*Code that draws figures:*
»»

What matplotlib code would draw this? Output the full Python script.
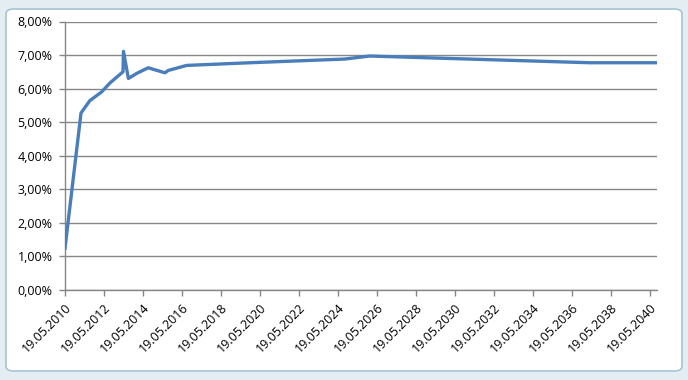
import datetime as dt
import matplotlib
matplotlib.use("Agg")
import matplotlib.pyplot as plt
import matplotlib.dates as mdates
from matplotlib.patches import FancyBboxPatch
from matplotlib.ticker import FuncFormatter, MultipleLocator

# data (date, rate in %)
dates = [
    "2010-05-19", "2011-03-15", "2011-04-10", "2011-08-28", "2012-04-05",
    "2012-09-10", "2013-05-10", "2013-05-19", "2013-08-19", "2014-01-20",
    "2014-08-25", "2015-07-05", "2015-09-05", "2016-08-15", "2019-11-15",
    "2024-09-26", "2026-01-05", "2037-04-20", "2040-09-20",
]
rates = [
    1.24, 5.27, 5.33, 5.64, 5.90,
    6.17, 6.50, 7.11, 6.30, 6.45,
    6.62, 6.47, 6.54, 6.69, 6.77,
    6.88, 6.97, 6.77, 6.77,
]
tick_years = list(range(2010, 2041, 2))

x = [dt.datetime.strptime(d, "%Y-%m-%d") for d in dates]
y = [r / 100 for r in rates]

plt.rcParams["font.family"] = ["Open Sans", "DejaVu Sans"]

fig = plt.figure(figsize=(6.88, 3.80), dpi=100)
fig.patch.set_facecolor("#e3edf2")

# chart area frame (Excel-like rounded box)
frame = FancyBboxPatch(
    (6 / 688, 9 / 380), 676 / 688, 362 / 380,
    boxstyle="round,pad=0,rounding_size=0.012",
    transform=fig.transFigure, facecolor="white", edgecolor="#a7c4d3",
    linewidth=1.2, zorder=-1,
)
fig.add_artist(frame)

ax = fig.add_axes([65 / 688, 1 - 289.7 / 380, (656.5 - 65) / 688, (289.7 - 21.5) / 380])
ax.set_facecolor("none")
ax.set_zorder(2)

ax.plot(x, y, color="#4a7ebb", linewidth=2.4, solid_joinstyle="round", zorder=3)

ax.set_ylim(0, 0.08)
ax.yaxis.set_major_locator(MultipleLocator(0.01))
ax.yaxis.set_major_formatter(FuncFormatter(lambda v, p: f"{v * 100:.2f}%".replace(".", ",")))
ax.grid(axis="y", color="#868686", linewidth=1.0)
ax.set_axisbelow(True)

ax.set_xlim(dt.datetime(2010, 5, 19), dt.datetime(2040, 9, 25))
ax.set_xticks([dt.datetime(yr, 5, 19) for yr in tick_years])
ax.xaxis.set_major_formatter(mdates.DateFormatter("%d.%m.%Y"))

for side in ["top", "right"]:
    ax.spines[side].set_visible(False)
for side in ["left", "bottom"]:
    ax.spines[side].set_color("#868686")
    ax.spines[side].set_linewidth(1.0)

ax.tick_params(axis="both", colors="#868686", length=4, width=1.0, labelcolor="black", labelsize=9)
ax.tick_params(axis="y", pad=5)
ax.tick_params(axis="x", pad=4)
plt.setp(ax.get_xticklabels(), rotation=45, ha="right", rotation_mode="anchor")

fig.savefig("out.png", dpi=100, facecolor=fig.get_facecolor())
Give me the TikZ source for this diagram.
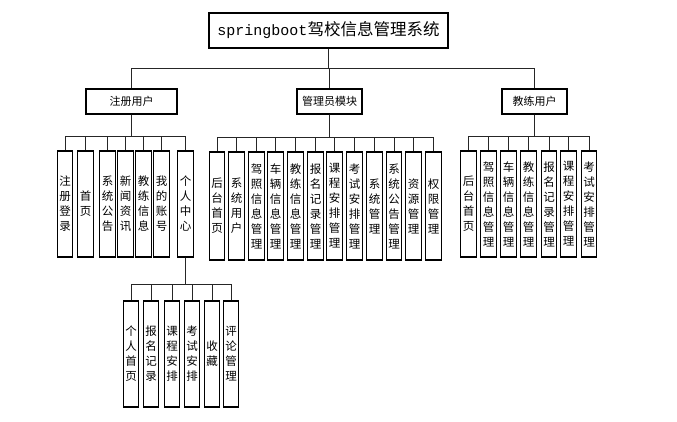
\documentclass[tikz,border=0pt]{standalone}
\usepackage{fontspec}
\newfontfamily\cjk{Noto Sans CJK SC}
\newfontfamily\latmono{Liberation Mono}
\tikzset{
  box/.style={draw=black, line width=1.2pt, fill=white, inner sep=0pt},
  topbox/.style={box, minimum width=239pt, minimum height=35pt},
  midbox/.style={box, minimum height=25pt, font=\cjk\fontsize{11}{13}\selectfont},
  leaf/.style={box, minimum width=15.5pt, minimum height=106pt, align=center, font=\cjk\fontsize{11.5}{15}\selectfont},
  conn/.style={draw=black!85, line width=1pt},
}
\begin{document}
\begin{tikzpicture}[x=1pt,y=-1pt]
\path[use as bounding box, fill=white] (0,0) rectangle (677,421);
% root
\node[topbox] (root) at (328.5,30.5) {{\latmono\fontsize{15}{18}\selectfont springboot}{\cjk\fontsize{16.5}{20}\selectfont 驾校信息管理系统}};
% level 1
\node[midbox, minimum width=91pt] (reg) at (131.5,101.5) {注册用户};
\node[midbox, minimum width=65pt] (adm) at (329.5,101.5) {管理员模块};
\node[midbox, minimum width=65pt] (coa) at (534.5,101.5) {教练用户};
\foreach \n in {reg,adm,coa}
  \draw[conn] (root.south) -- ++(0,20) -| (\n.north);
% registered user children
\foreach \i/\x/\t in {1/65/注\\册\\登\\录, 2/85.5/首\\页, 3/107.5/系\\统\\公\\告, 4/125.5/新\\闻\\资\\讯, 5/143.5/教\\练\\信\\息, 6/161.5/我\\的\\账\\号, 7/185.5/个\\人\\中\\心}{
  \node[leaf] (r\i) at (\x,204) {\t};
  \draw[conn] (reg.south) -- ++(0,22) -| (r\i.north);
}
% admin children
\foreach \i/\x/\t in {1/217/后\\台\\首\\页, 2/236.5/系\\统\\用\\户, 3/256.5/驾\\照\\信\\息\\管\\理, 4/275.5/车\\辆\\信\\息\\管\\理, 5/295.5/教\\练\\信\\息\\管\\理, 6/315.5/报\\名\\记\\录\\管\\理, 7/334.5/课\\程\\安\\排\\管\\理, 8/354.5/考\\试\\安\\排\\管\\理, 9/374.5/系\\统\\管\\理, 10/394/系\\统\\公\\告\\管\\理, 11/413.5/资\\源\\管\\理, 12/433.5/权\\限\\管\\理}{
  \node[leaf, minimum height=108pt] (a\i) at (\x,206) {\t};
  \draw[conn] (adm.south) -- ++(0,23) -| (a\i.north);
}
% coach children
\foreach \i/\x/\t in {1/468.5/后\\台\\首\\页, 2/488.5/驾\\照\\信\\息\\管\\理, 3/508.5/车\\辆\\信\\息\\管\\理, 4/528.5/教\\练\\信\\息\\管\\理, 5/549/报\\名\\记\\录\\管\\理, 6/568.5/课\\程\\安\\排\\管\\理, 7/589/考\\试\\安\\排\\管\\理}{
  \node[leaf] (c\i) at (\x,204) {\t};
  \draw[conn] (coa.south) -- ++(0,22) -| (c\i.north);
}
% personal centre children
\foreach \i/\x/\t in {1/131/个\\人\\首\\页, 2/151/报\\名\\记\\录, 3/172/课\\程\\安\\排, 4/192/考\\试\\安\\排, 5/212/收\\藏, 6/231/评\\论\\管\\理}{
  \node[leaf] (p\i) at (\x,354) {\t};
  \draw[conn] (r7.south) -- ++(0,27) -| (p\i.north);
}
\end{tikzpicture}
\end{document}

««

*Instruction:* Omit the pictures, then repeat exactly each line from the beginning of the listing through the line with "from matplotlib.ticker import".

*Solution:*
What matplotlib code would draw this? Output the full Python script.
import datetime as dt
import matplotlib
matplotlib.use("Agg")
import matplotlib.pyplot as plt
import matplotlib.dates as mdates
from matplotlib.patches import FancyBboxPatch
from matplotlib.ticker import FuncFormatter, MultipleLocator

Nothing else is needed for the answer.